The solution: NASA recently shipped 30 TerraBytes of MISR data directly to a distribution center in Africa. CSIR will manage the center and offer free access to researchers in the region. Verstraete, along with members of the other agencies, plans to upgrade connectivity and encourage participants to share data.  Verstraete says he hopes this collaboration will strengthen academic and research institutions in southern Africa.
Adds Bob Scholes, CSIR research group leader for ecosystem processes and dynamics at NASA,

The data transfer can be seen as a birthday present from NASA to the newly formed South African Space Agency. It will kick start a new generation of high-quality land surface products, with applications in climate chance and avoiding desertification.

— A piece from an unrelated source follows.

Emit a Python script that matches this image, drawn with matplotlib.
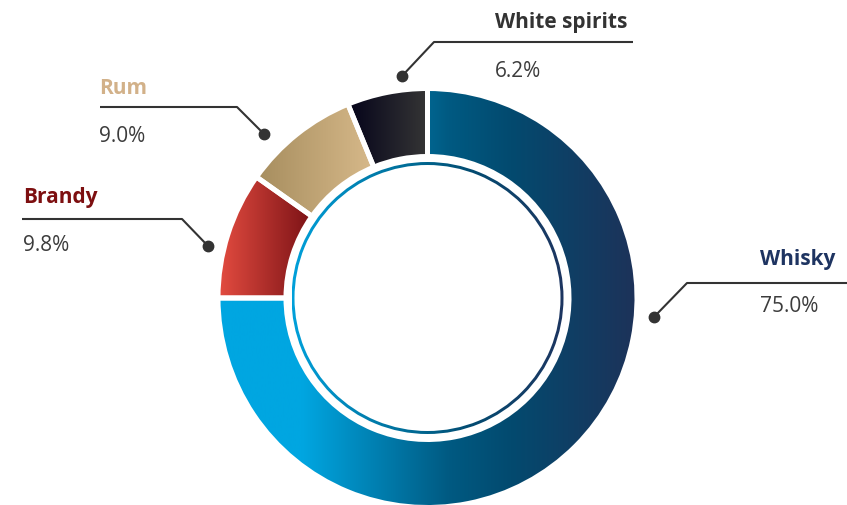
import numpy as np
import matplotlib.pyplot as plt
from matplotlib.colors import LinearSegmentedColormap
from matplotlib.patches import Wedge

plt.rcParams['font.family'] = ['Open Sans', 'DejaVu Sans']

# data
labels = ["Whisky", "Brandy", "Rum", "White spirits"]
shares = [75.0, 9.8, 9.0, 6.2]
pct_labels = ["75.0%", "9.8%", "9.0%", "6.2%"]

# styles
title_colors = ["#1e3461", "#7d0f10", "#d2b189", "#333333"]
gradients = [
    [(0.0, "#00a6e1"), (0.2, "#00a6e1"), (0.55, "#005a82"), (0.7, "#034a6f"), (1.0, "#1d3259")],
    [(0.0, "#e44c40"), (1.0, "#7b1216")],
    [(0.0, "#a68d5e"), (1.0, "#d7b98a")],
    [(0.0, "#05041a"), (1.0, "#353535")],
]
ring_gradient = [(0.0, "#00a0da"), (0.45, "#006a94"), (0.65, "#034c72"), (1.0, "#1d3560")]

# layout (pixel coords, y down)
W, H = 847, 506
cx, cy = 427.5, 299
gap = 5
# leader lines: dot -> elbow -> end, text x, title baseline, pct baseline
leaders = [
    ((654, 318), (687, 284), (847, 284), 760, 265, 312),
    ((208, 247), (182, 220), (22, 220), 23, 203, 251),
    ((264, 135), (237, 108), (100, 108), 99, 94, 142),
    ((402, 77), (434, 43), (633, 43), 495, 28, 77),
]

fig = plt.figure(figsize=(W / 100, H / 100), dpi=100)
ax = fig.add_axes([0, 0, 1, 1])

wedges, _ = ax.pie(shares, startangle=-90, counterclock=True,
                   radius=207 + gap / 2, center=(cx, cy),
                   wedgeprops=dict(width=63 + gap, facecolor='none',
                                   edgecolor='white', linewidth=gap * 0.72))

grad = np.linspace(0, 1, 256)[None, :]


def fill_gradient(patch, stops, zorder):
    ext = patch.get_path().get_extents()
    cmap = LinearSegmentedColormap.from_list("g", stops)
    im = ax.imshow(grad, cmap=cmap, extent=(ext.x0, ext.x1, ext.y1, ext.y0),
                   aspect='auto', interpolation='bicubic', zorder=zorder)
    im.set_clip_path(patch)


for w, stops in zip(wedges, gradients):
    w.set_zorder(2)
    fill_gradient(w, stops, 1)

ring = Wedge((cx, cy), 136, 0, 360, width=3, facecolor='none', edgecolor='none')
ax.add_patch(ring)
fill_gradient(ring, ring_gradient, 1)

for lab, pct, col, (dot, elbow, end, tx, ty, py) in zip(labels, pct_labels, title_colors, leaders):
    ax.plot([dot[0], elbow[0], end[0]], [dot[1], elbow[1], end[1]],
            color="#333333", lw=1.5, solid_capstyle='butt', zorder=3)
    ax.plot([dot[0]], [dot[1]], 'o', color="#333333", ms=7.5, zorder=4)
    ax.text(tx, ty, lab, color=col, fontsize=15, fontweight='bold', va='baseline', ha='left')
    ax.text(tx, py, pct, color="#3c3c3c", fontsize=15, va='baseline', ha='left')

ax.set_xlim(0, W)
ax.set_ylim(H, 0)
ax.set_aspect('auto')
ax.axis('off')

fig.savefig("out.png", dpi=100, facecolor='white')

Last month NASA also joined up with the U.S. Agency for International Development a new node for accessing satellite and other environmental information through the web-based SERVIR system. This time the local collaboration is with the International Centre for Integrated Mountain Development. ICIMOD analyzes geophysical monitoring and predictive information and also can disseminate the information through its relationships with the region’s decision makers. Remote sensing is critical in monitoring sparsely populated, difficult-to-access mountainous areas of the Hindu-Kush-Himalaya region—which includes Afghanistan, Bangladesh, Bhutan, China, India, Nepal, Myanmar, and Pakistan. SERVIR addresses issues of land cover change, air quality, glacial melt, and adaptation to climate change and other crucial issues in the mountainous region.
As Gettelman concluded in his article:

Perhaps the most important recommendation is that, as we restructure the model of scientific communication in the information age, we ensure that it benefits the maximum number of people. The greatest gains in terms of lives saved and mitigation of the impacts of weather extremes and changes in the climate can most likely come from not just improving the state of knowledge but improving the access to existing knowledge and information by scientists, forecasters, and policy makers around the world.